The most effective committees at present in the Pacific Island region appeared to be those operating closest to the local level (e.g. FLMMAs).
Alternatives for committee chairing were considered. These alternatives included the possibility that the chair of the committee could be under the president's department, the chair could be appointed by cabinet with departments being bound by the committee's decisions, the chair and committee support (secretariat function) could rotate on an annual basis between key stakeholder groups (e.g. key departments) and that the relevant highest chief of the area could also serve as chair.
An overall policy framework to give the committee(s) a mandate and specified functions should be developed and implemented.
Prior to establishing a new committee, consideration of existing mechanisms should be undertaken.
New methods could be addressed for increasing awareness and participation (e.g. approaches such as those used by the RARE organization, Wan Smol Bag theatre group, and radio which was very effective in rural areas, face to face meetings and other media, open days, and working with key "movers" in a community).
Existing mechanisms and studies for information (e.g. National Biodiversity Strategic Action Plan and the International Waters Programme) were recognized as being important for ICM.
Research should be undertaken to fill information gaps.
Sub-regional groupings should be encouraged as a means of promoting the sharing of information.

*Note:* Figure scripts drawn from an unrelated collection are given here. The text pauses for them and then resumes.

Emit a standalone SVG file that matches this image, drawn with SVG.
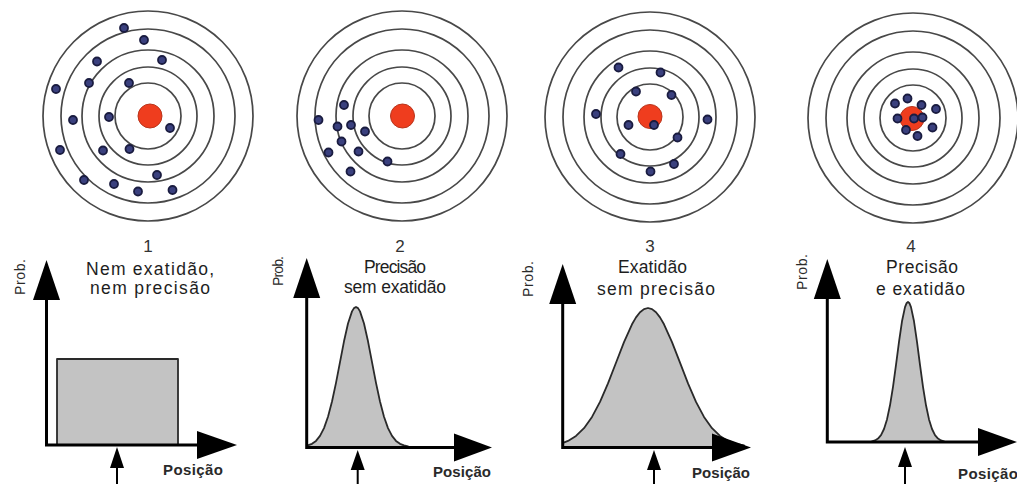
<svg xmlns="http://www.w3.org/2000/svg" xmlns:xlink="http://www.w3.org/1999/xlink" width="1017" height="487" viewBox="0 0 1017 487">
<style>
.ring{fill:none;stroke:#484848;stroke-width:1.7}
.bull{fill:#ef3d1e;stroke:#b8351c;stroke-width:1}
.shot{fill:#3a407e;stroke:#1a1c40;stroke-width:1.8}
.axis{stroke:#000;stroke-width:3;fill:none}
.head{fill:#000}
.dist{fill:#c3c3c3;stroke:#2a2a2a;stroke-width:1.8;stroke-linejoin:round}
.mark{stroke:#000;stroke-width:2}
.title{font-family:"Liberation Sans",Arial,sans-serif;font-size:17.5px;fill:#1e1e1e}
.num{font-family:"Liberation Sans",Arial,sans-serif;font-size:17px;fill:#333;text-anchor:middle}
.pos{font-family:"Liberation Sans",Arial,sans-serif;font-size:15px;font-weight:bold;fill:#2a2a2a}
.prob{font-family:"Liberation Sans",Arial,sans-serif;font-size:14px;fill:#2a2a2a;text-anchor:middle}
</style>
<defs>
<g id="rings">
<circle class="ring" r="105"/>
<circle class="ring" r="87"/>
<circle class="ring" r="66"/>
<circle class="ring" r="49"/>
<circle class="ring" r="33"/>
</g>
</defs>
<rect width="1017" height="487" fill="#fff"/>

<g id="target1">
<use xlink:href="#rings" href="#rings" x="148" y="116"/>
<circle class="bull" cx="150" cy="116" r="12"/>
<circle class="shot" cx="124" cy="28" r="4"/>
<circle class="shot" cx="144" cy="40" r="4"/>
<circle class="shot" cx="97" cy="61.5" r="4"/>
<circle class="shot" cx="162" cy="60" r="4"/>
<circle class="shot" cx="89" cy="83" r="4"/>
<circle class="shot" cx="129" cy="83" r="4"/>
<circle class="shot" cx="56" cy="89" r="4"/>
<circle class="shot" cx="73" cy="120" r="4"/>
<circle class="shot" cx="109" cy="117" r="4"/>
<circle class="shot" cx="170" cy="128" r="4"/>
<circle class="shot" cx="60" cy="150" r="4"/>
<circle class="shot" cx="103" cy="150.5" r="4"/>
<circle class="shot" cx="129.5" cy="149" r="4"/>
<circle class="shot" cx="157" cy="175" r="4"/>
<circle class="shot" cx="84" cy="180" r="4"/>
<circle class="shot" cx="114" cy="184" r="4"/>
<circle class="shot" cx="138" cy="191.5" r="4"/>
<circle class="shot" cx="172.5" cy="190" r="4"/>
</g>

<g id="target2">
<use xlink:href="#rings" href="#rings" x="402" y="116"/>
<circle class="bull" cx="402.5" cy="116" r="12"/>
<circle class="shot" cx="344" cy="105" r="4"/>
<circle class="shot" cx="318.5" cy="120" r="4"/>
<circle class="shot" cx="337.5" cy="126.5" r="4"/>
<circle class="shot" cx="351" cy="125" r="4"/>
<circle class="shot" cx="365" cy="131.5" r="4"/>
<circle class="shot" cx="341.5" cy="141.5" r="4"/>
<circle class="shot" cx="328.5" cy="152.5" r="4"/>
<circle class="shot" cx="358.5" cy="151.5" r="4"/>
<circle class="shot" cx="387.5" cy="161.5" r="4"/>
<circle class="shot" cx="350.5" cy="171.5" r="4"/>
</g>

<g id="target3">
<use xlink:href="#rings" href="#rings" x="650" y="117"/>
<circle class="bull" cx="650" cy="116.5" r="12"/>
<circle class="shot" cx="618.5" cy="67.5" r="4"/>
<circle class="shot" cx="660.5" cy="72.5" r="4"/>
<circle class="shot" cx="636" cy="91.5" r="4"/>
<circle class="shot" cx="671.5" cy="95" r="4"/>
<circle class="shot" cx="596" cy="114" r="4"/>
<circle class="shot" cx="707.5" cy="119.5" r="4"/>
<circle class="shot" cx="628.5" cy="125" r="4"/>
<circle class="shot" cx="654" cy="125" r="4"/>
<circle class="shot" cx="677.5" cy="137.5" r="4"/>
<circle class="shot" cx="620.5" cy="154" r="4"/>
<circle class="shot" cx="674" cy="164" r="4"/>
<circle class="shot" cx="650.5" cy="171.5" r="4"/>
</g>

<g id="target4">
<use xlink:href="#rings" href="#rings" x="913" y="118"/>
<circle class="bull" cx="912" cy="118.5" r="12"/>
<circle class="shot" cx="895" cy="103.5" r="4"/>
<circle class="shot" cx="907.5" cy="98.5" r="4"/>
<circle class="shot" cx="921.5" cy="105" r="4"/>
<circle class="shot" cx="936" cy="109" r="4"/>
<circle class="shot" cx="897.5" cy="118.5" r="4"/>
<circle class="shot" cx="914" cy="118.5" r="4"/>
<circle class="shot" cx="922.5" cy="117.5" r="4"/>
<circle class="shot" cx="932.5" cy="127.5" r="4"/>
<circle class="shot" cx="906" cy="130" r="4"/>
<circle class="shot" cx="917.5" cy="136" r="4"/>
</g>

<g id="graph1">
<text class="num" x="148" y="252">1</text>
<text class="title" x="86" y="275" textLength="128">Nem exatidão,</text>
<text class="title" x="90" y="294" textLength="120">nem precisão</text>
<rect class="dist" x="57" y="359" width="121" height="86"/>
<path class="axis" d="M46.5,296 V446.5 M45,445 H200"/>
<polygon class="head" points="46.5,260 33,300 60,300"/>
<polygon class="head" points="237,445 197,431 197,459"/>
<line class="mark" x1="117" y1="464" x2="117" y2="484"/>
<polygon class="head" points="117,447 110,468 124,468"/>
<text class="pos" x="163" y="475" textLength="60">Posição</text>
<text class="prob" transform="translate(25,277) rotate(-90)" textLength="36">Prob.</text>
</g>

<g id="graph2">
<text class="num" x="400" y="252">2</text>
<text class="title" x="364" y="273" textLength="62">Precisão</text>
<text class="title" x="344" y="293" textLength="102">sem exatidão</text>
<path class="dist" d="M307,445.7 L312,443.8 316,440.9 320,435.9 324,428.1 328,416.7 332,401.5 336,382.9 340,362.1 344,341.3 348,323.5 352,311.4 354,308.1 356,307 358,308.1 360,311.4 364,323.5 368,341.3 372,362.1 376,382.9 380,401.5 384,416.7 388,428.1 392,435.9 396,440.9 400,443.8 404,445.4 408,446.4 L408,447.5 307,447.5 Z"/>
<path class="axis" d="M306.7,294 V449 M305.2,447.5 H458"/>
<polygon class="head" points="306.7,258 293.2,298 320.2,298"/>
<polygon class="head" points="492,447.5 454,433.5 454,461.5"/>
<line class="mark" x1="357.7" y1="466" x2="357.7" y2="484"/>
<polygon class="head" points="357.7,450 350.7,470 364.7,470"/>
<text class="pos" x="433" y="477" textLength="58">Posição</text>
<text class="prob" transform="translate(283,271) rotate(-90)" textLength="30">Prob.</text>
</g>

<g id="graph3">
<text class="num" x="650" y="252">3</text>
<text class="title" x="618" y="273" textLength="69">Exatidão</text>
<text class="title" x="597" y="295" textLength="118">sem precisão</text>
<path class="dist" d="M563,442.9 L568,440.9 576,435.9 584,428.2 592,416.9 600,401.9 608,383.4 616,362.7 624,342.1 632,324.3 636,317.4 640,312.3 644,309.1 648,308 652,309.1 656,312.3 660,317.4 664,324.3 672,342.1 680,362.7 688,383.4 696,401.9 704,416.9 712,428.2 720,435.9 728,440.9 736,443.8 744,445.5 L744,447.5 563,447.5 Z"/>
<path class="axis" d="M562.7,300 V449 M561.2,447.5 H716"/>
<polygon class="head" points="562.7,264 549.2,304 576.2,304"/>
<polygon class="head" points="751,447.5 712,433.5 712,461.5"/>
<line class="mark" x1="654" y1="466" x2="654" y2="484"/>
<polygon class="head" points="654,450 647,470 661,470"/>
<text class="pos" x="692" y="478" textLength="58">Posição</text>
<text class="prob" transform="translate(533,279) rotate(-90)" textLength="36">Prob.</text>
</g>

<g id="graph4">
<text class="num" x="911" y="252">4</text>
<text class="title" x="886" y="273" textLength="72">Precisão</text>
<text class="title" x="876" y="295" textLength="89">e exatidão</text>
<path class="dist" d="M872,441.3 L875,440.4 878,438.6 881,435.1 884,429 887,419.4 890,405.3 893,386.8 896,364.8 899,341.8 902,321.3 905,307.1 906.5,303.3 908,302 909.5,303.3 911,307.1 914,321.3 917,341.8 920,364.8 923,386.8 926,405.3 929,419.4 932,429 935,435.1 938,438.6 941,440.4 944,441.3 L944,442 872,442 Z"/>
<path class="axis" d="M827.3,295 V443.5 M825.8,442 H982"/>
<polygon class="head" points="827.3,259 813.8,299 840.8,299"/>
<polygon class="head" points="1017,442 978,428 978,456"/>
<line class="mark" x1="905" y1="463" x2="905" y2="484"/>
<polygon class="head" points="905,447 898,467 912,467"/>
<text class="pos" x="958" y="479" textLength="60">Posição</text>
<text class="prob" transform="translate(807,272) rotate(-90)" textLength="36">Prob.</text>
</g>
</svg>
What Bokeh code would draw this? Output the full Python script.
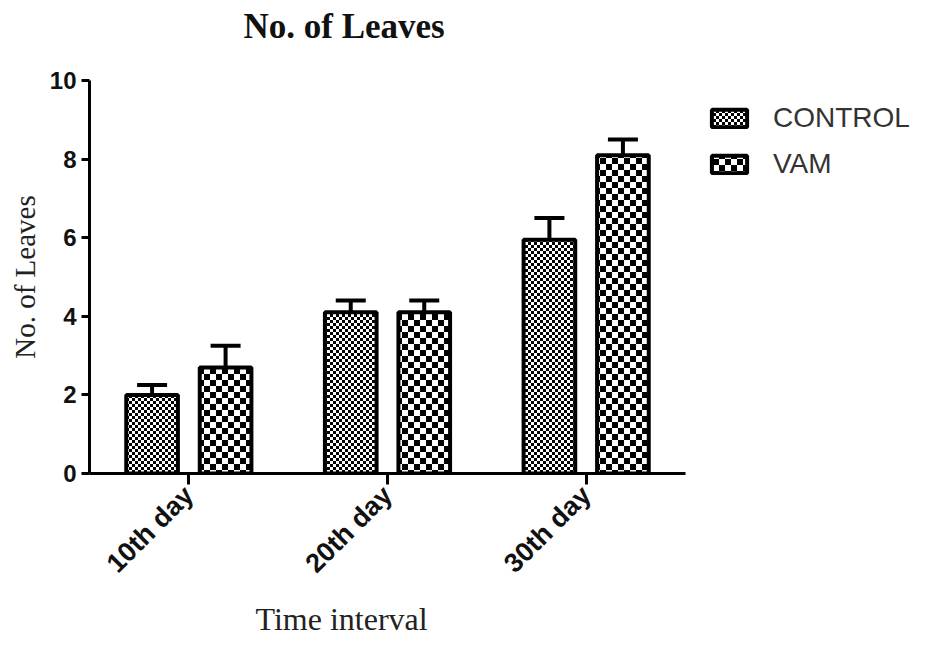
import math
import base64
from bokeh.plotting import figure
from bokeh.core.properties import value
from bokeh.layouts import column
from bokeh.models import (ColumnDataSource, FactorRange, Range1d, FixedTicker, Whisker,
                          TeeHead, Legend, LegendItem, Title, ImageURLTexture)
from bokeh.transform import dodge
from bokeh.embed import file_html
from bokeh.resources import INLINE

# ---- data ----
categories = ["10th day", "20th day", "30th day"]
control_mean = [2.0, 4.1, 5.95]
control_err = [0.25, 0.3, 0.55]
vam_mean = [2.7, 4.1, 8.1]
vam_err = [0.55, 0.3, 0.4]
y_ticks = [0, 2, 4, 6, 8, 10]
series_names = ["CONTROL", "VAM"]
chart_title = "No. of Leaves"
x_title = "Time interval"
y_title = "No. of Leaves"

src = ColumnDataSource(dict(
    cat=categories,
    control=control_mean,
    control_up=[m + e for m, e in zip(control_mean, control_err)],
    vam=vam_mean,
    vam_up=[m + e for m, e in zip(vam_mean, vam_err)],
))


def checker_texture(n):
    h = n // 2
    svg = (f'<svg xmlns="http://www.w3.org/2000/svg" width="{n}" height="{n}" shape-rendering="crispEdges">'
           f'<rect x="0" y="0" width="{n}" height="{n}" fill="white"/>'
           f'<rect x="0" y="0" width="{h}" height="{h}" fill="black"/>'
           f'<rect x="{h}" y="{h}" width="{h}" height="{h}" fill="black"/></svg>')
    url = "data:image/svg+xml;base64," + base64.b64encode(svg.encode()).decode()
    return ImageURLTexture(url=url)


fine_checker = checker_texture(6)
coarse_checker = checker_texture(12)
ctrl_style = dict(fill_color="white", line_color="black", line_width=4,
                  hatch_pattern=value("fine"), hatch_extra={"fine": fine_checker}, hatch_color="black")
vam_style = dict(fill_color="white", line_color="black", line_width=4,
                 hatch_pattern=value("coarse"), hatch_extra={"coarse": coarse_checker}, hatch_color="black")

off = 0.185
bw = 0.26

# ---- title strip (a Title panel on a small empty figure) ----
p_title = figure(width=935, height=50, min_border=0, toolbar_location=None, output_backend="svg",
                 title=None, x_axis_location=None, y_axis_location=None,
                 x_range=Range1d(0, 1), y_range=Range1d(0, 1))
p_title.grid.visible = False
p_title.outline_line_color = None
p_title.add_layout(Title(text=chart_title, align="left", offset=154, standoff=8,
                         text_font="Liberation Serif", text_font_size="35px", text_font_style="bold",
                         text_color="#111111"), "above")

# ---- main chart ----
p = figure(frame_width=596, frame_height=393, title=None,
           x_range=FactorRange(factors=categories, range_padding=0),
           y_range=Range1d(0, 10), output_backend="svg", toolbar_location=None,
           min_border_left=89, min_border_right=250, min_border_top=30, min_border_bottom=164)

r_ctrl = p.vbar(x=dodge("cat", -off, range=p.x_range), top="control", width=bw, bottom=0, source=src,
                **ctrl_style)
r_vam = p.vbar(x=dodge("cat", off, range=p.x_range), top="vam", width=bw, bottom=0, source=src,
               **vam_style)

for col, dx in (("control", -off), ("vam", off)):
    w = Whisker(base=dodge("cat", dx, range=p.x_range), lower=col, upper=col + "_up", source=src,
                dimension="height", line_width=4, line_color="black",
                lower_head=None, upper_head=TeeHead(size=30, line_width=4, line_color="black"))
    p.add_layout(w)

p.xgrid.visible = False
p.ygrid.visible = False
p.outline_line_color = None

p.yaxis.ticker = FixedTicker(ticks=y_ticks)
p.yaxis.minor_tick_line_color = None
p.yaxis.major_tick_in = 0
p.yaxis.major_tick_out = 8
for ax in (p.xaxis[0], p.yaxis[0]):
    ax.axis_line_width = 3
    ax.major_tick_line_width = 3
    ax.axis_line_color = "black"
    ax.major_tick_line_color = "black"
    ax.major_label_text_font = "Liberation Sans"
    ax.major_label_text_font_style = "bold"
    ax.major_label_text_color = "#111111"

p.yaxis.major_label_text_font_size = "24px"
p.yaxis.major_label_standoff = 5
p.yaxis.axis_label = y_title
p.yaxis.axis_label_text_font = "Liberation Serif"
p.yaxis.axis_label_text_font_style = "normal"
p.yaxis.axis_label_text_font_size = "29px"
p.yaxis.axis_label_text_color = "#222222"
p.yaxis.axis_label_standoff = 6

p.xaxis.major_label_text_font_size = "27px"
p.xaxis.major_label_orientation = math.pi / 4
p.xaxis.major_tick_in = 0
p.xaxis.major_tick_out = 11
p.xaxis.major_label_standoff = 6

xlab = Title(text=x_title, align="left", offset=166, text_font="Liberation Serif",
             text_font_size="32px", text_font_style="normal", text_color="#222222", standoff=12)
p.add_layout(xlab, "below")

legend = Legend(items=[LegendItem(label=series_names[0], renderers=[r_ctrl]),
                       LegendItem(label=series_names[1], renderers=[r_vam])],
                location="top_left", margin=22, padding=0, spacing=14,
                glyph_width=44, glyph_height=22, label_standoff=22,
                label_text_font="Liberation Sans", label_text_font_size="28px",
                label_text_color="#333333", border_line_color=None,
                background_fill_alpha=0)
p.add_layout(legend, "right")

layout = column(p_title, p)
open("out.html", "w").write(file_html(layout, INLINE))
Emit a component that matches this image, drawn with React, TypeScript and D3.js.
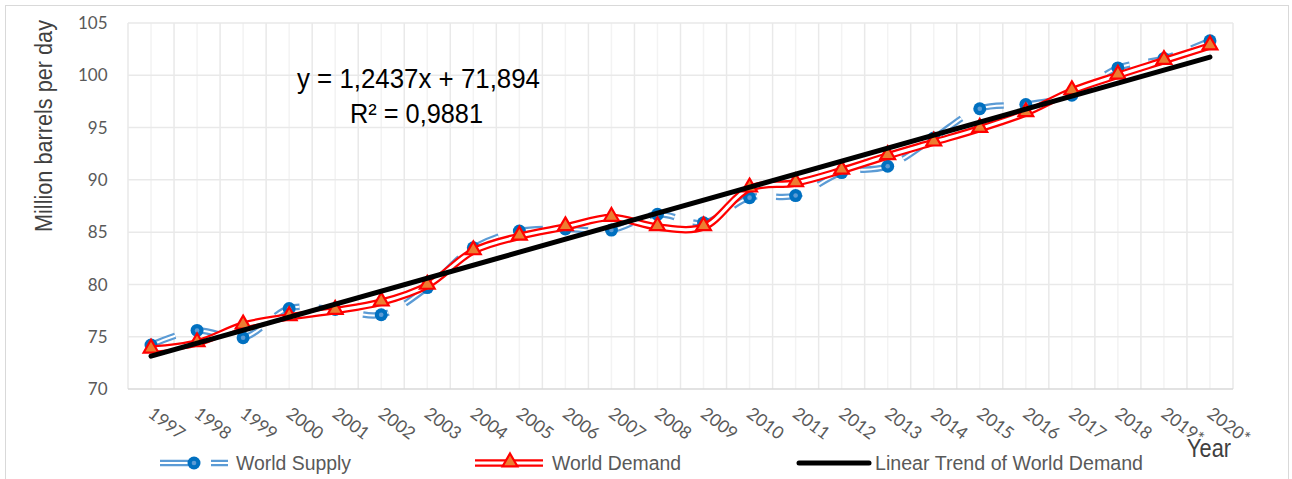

85. The recommendations of the Working Group were as follows:
to consider how to consult effectively with traditional users of marine resources;
to establish group(s) that would allow for the integration of coastal stakeholders' interests in a culturally appropriate way;
to review existing mechanisms in each country prior to establishing new committee(s);
to structure committee(s) so that they could address the issue of equality of participation of key stakeholders;
to have a high-level person chairing the committee relative to its members. The chair should come from a senior post in a key department or be the chief of an area for a lower level (non-national) committee;
to develop an overall policy framework to give the committee(s) a clear mandate and specified functions;
to task the committee, inter alia, to review policy and legislation and to consider its adequacy in terms of cross-sectoral interests, oversee the development of an ICM plan for an area or island, monitor the plan's implementation over time, and address key issues that could arise that were not adequately considered within the plan and identify priorities for research;
to create awareness using means that either directly involved the affected people or were primary methods of communication for them (e.g. radio);
to assess information already available relevant to the monitoring needs of the country or area before deciding that new studies were required;
to establish Coastal Management Learning Networks across and within countries;
to include ICM in national oceans policy development and include ICM in national inputs at the Regional Oceans Forum 2004, and
to share information among countries to the extent that this was practicable.